Dimas mengatakan dari empat variabel itu, hampir 54 persen masyarakat menilai hal itu sebagai konflik wilayah yakni terkait dengan batas maritim, wilayah strategis, dan kebebasan jalur pelayaran, sedangkan hampir 30 persen merupakan konflik ekonomi yang berasal dari masalah sumber daya alam.

"Jadi, umumnya masyarakat menganggap konflik di Laut Tiongkok Selatan adalah masalah kedaulatan wilayah," ujar Dimas.

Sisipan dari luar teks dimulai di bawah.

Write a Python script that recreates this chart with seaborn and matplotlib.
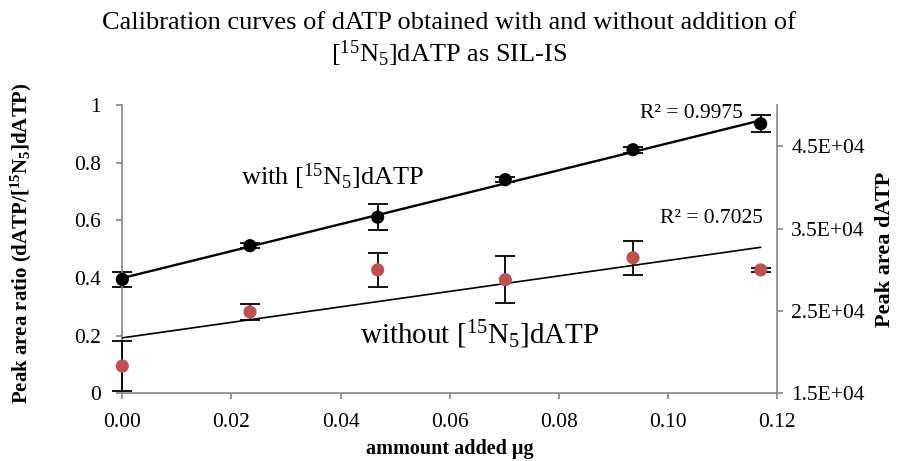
import numpy as np
import pandas as pd
import matplotlib
matplotlib.use("Agg")
import matplotlib.pyplot as plt
import seaborn as sns

# Amount of dATP added (µg)
amount = [0.0, 0.0234, 0.0468, 0.0702, 0.0936, 0.117]

# With SIL-IS: peak area ratio dATP/[15N5]dATP
ratio = [0.395, 0.512, 0.611, 0.741, 0.845, 0.935]
ratio_err = [0.025, 0.008, 0.044, 0.008, 0.010, 0.030]

# Without SIL-IS: raw peak area of dATP
area = [18300, 24870, 29980, 28790, 31450, 29980]
area_err = [3000, 950, 2030, 2870, 2070, 280]

left_ticks = [0, 0.2, 0.4, 0.6, 0.8, 1.0]
left_labels = ["0", "0.2", "0.4", "0.6", "0.8", "1"]
right_ticks = [15000, 25000, 35000, 45000]
x_ticks = [0.0, 0.02, 0.04, 0.06, 0.08, 0.10, 0.12]

r2_with = "R² = 0.9975"
r2_without = "R² = 0.7025"

sns.set_theme(style="white")
plt.rcParams["font.family"] = ["Liberation Serif", "DejaVu Serif"]
plt.rcParams["mathtext.fontset"] = "custom"
plt.rcParams["mathtext.rm"] = "Liberation Serif"
plt.rcParams["mathtext.it"] = "Liberation Serif:italic"
plt.rcParams["mathtext.bf"] = "Liberation Serif:bold"
plt.rcParams["text.color"] = "black"
plt.rcParams["axes.labelcolor"] = "black"

df_with = pd.DataFrame({"amount": amount, "value": ratio})
df_without = pd.DataFrame({"amount": amount, "value": area})

fig = plt.figure(figsize=(8.98, 4.61), dpi=100)
ax = fig.add_axes([0.1362, 0.1469, 0.7291, 0.6253])
ax2 = ax.twinx()

red = "#C0504D"
grey = "#868686"

# with SIL-IS (left axis)
ax.errorbar(amount, ratio, yerr=ratio_err, fmt="none", ecolor="black",
            elinewidth=1.3, capsize=7.5, capthick=1.3, zorder=2, clip_on=False)
sns.regplot(data=df_with, x="amount", y="value", ax=ax, scatter=False, ci=None,
            truncate=True, line_kws=dict(color="black", lw=1.7, zorder=3))
sns.scatterplot(data=df_with, x="amount", y="value", ax=ax, color="black",
                s=90, edgecolor="none", zorder=4, clip_on=False)

# without SIL-IS (right axis)
ax2.errorbar(amount, area, yerr=area_err, fmt="none", ecolor="black",
             elinewidth=1.3, capsize=7.5, capthick=1.3, zorder=2, clip_on=False)
sns.regplot(data=df_without, x="amount", y="value", ax=ax2, scatter=False, ci=None,
            truncate=True, line_kws=dict(color="black", lw=1.2, zorder=3))
sns.scatterplot(data=df_without, x="amount", y="value", ax=ax2, color=red,
                s=90, edgecolor="none", zorder=4, clip_on=False)

ax.set_xlim(0, 0.12)
ax.set_ylim(0, 1)
ax2.set_ylim(15000, 50000)

ax.set_xticks(x_ticks)
ax.set_xticklabels([f"{v:.2f}" for v in x_ticks])
ax.set_yticks(left_ticks)
ax.set_yticklabels(left_labels)
ax2.set_yticks(right_ticks)
ax2.set_yticklabels([f"{v:.1E}" for v in right_ticks])

for a in (ax, ax2):
    a.spines["top"].set_visible(False)
    for s in ("left", "right", "bottom"):
        a.spines[s].set_color(grey)
        a.spines[s].set_linewidth(1.2)
    a.tick_params(axis="both", which="major", direction="out", length=4.3,
                  width=1.2, color=grey, labelsize=15.5, labelcolor="black", pad=4)
ax.spines["right"].set_visible(False)
ax2.spines["left"].set_visible(False)
ax2.spines["bottom"].set_visible(False)
ax.tick_params(axis="x", pad=10)
ax.tick_params(axis="y", pad=11)
ax2.tick_params(axis="y", pad=6)
ax.tick_params(left=True, bottom=True)
ax2.tick_params(right=True)

ax.set_xlabel("ammount added µg", fontsize=14.5, fontweight="bold")
ax.xaxis.set_label_coords(0.5, -0.16)
ax.set_ylabel(r"Peak area ratio (dATP/[$\mathbf{^{15}N_5}$]dATP)",
              fontsize=15, fontweight="bold")
ax.yaxis.set_label_coords(-0.135, 0.52)
ax2.set_ylabel("Peak area dATP", fontsize=16, fontweight="bold", rotation=90)
ax2.yaxis.set_label_coords(1.150, 0.50)

fig.text(0.5, 0.950, "Calibration curves of dATP obtained with and without addition of",
         ha="center", va="center", fontsize=19)
fig.text(0.5, 0.883, r"[$^{15}$N$_5$]dATP as SIL-IS",
         ha="center", va="center", fontsize=19)

ax.text(0.1043, 0.972, r2_with, ha="center", va="center", fontsize=15.5)
ax.text(0.1079, 0.608, r2_without, ha="center", va="center", fontsize=15.5)
ax.text(0.0386, 0.751, r"with [$^{15}$N$_5$]dATP", ha="center", va="center", fontsize=19)
ax.text(0.0656, 0.202, r"without [$^{15}$N$_5$]dATP", ha="center", va="center", fontsize=21)

fig.savefig("out.png", dpi=100)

Penelitian dilakukan secara kuantitatif melalui survei jajak pendapat via telepon kepada 312 responden berusia 17-60 tahun dengan margin of error 5,6 persen. Wilayah survei ada di lima kota yaitu Medan, Jakarta, Yogyakarta, Surabaya, Makassar.

Menteri Koordinator bidang Politik, Hukum, dan Keamanan, Hadi Tjahjanto, mengatakan perlu kehati-hatian dalam menangani konflik di Laut Tiongkok Selatan karena melibatkan banyak pihak.

"Salah perhitungan akan membawa pada situasi konflik yang akan merugikan bersama. Tiongkok merupakan mitra komprehensif strategis bagi Indonesia dan Asean yang memiliki peran sentral dalam perdamaian dan stabilitas kawasan," ujarnya dalam konferensi pers peluncuran hasil survei di Jakarta.

Hadi mengakui proses perundingan Code of Conduct (CoC) melalui forum Asean-China Joint Working Group on COC sempat berjalan lambat.

Namun, katanya, atas inisiatif dan dorongan Indonesia sebagai Ketua Asean pada tahun 2023 lalu, Asean dan Tiongkok berhasil menyepakati percepatan perundingan COC yang dapat difinalisasi dalam kurun waktu tiga tahun, yaitu pada tahun 2025.

"Kita semua berharap COC dapat menjadi sebuah dokumen yang efektif, substantif, dan actionable untuk menghindari eskalasi dan sekaligus meningkatkan mutual trust dan mutual confidence di antara negara-negara yang berkepentingan di LTS," ucapnya.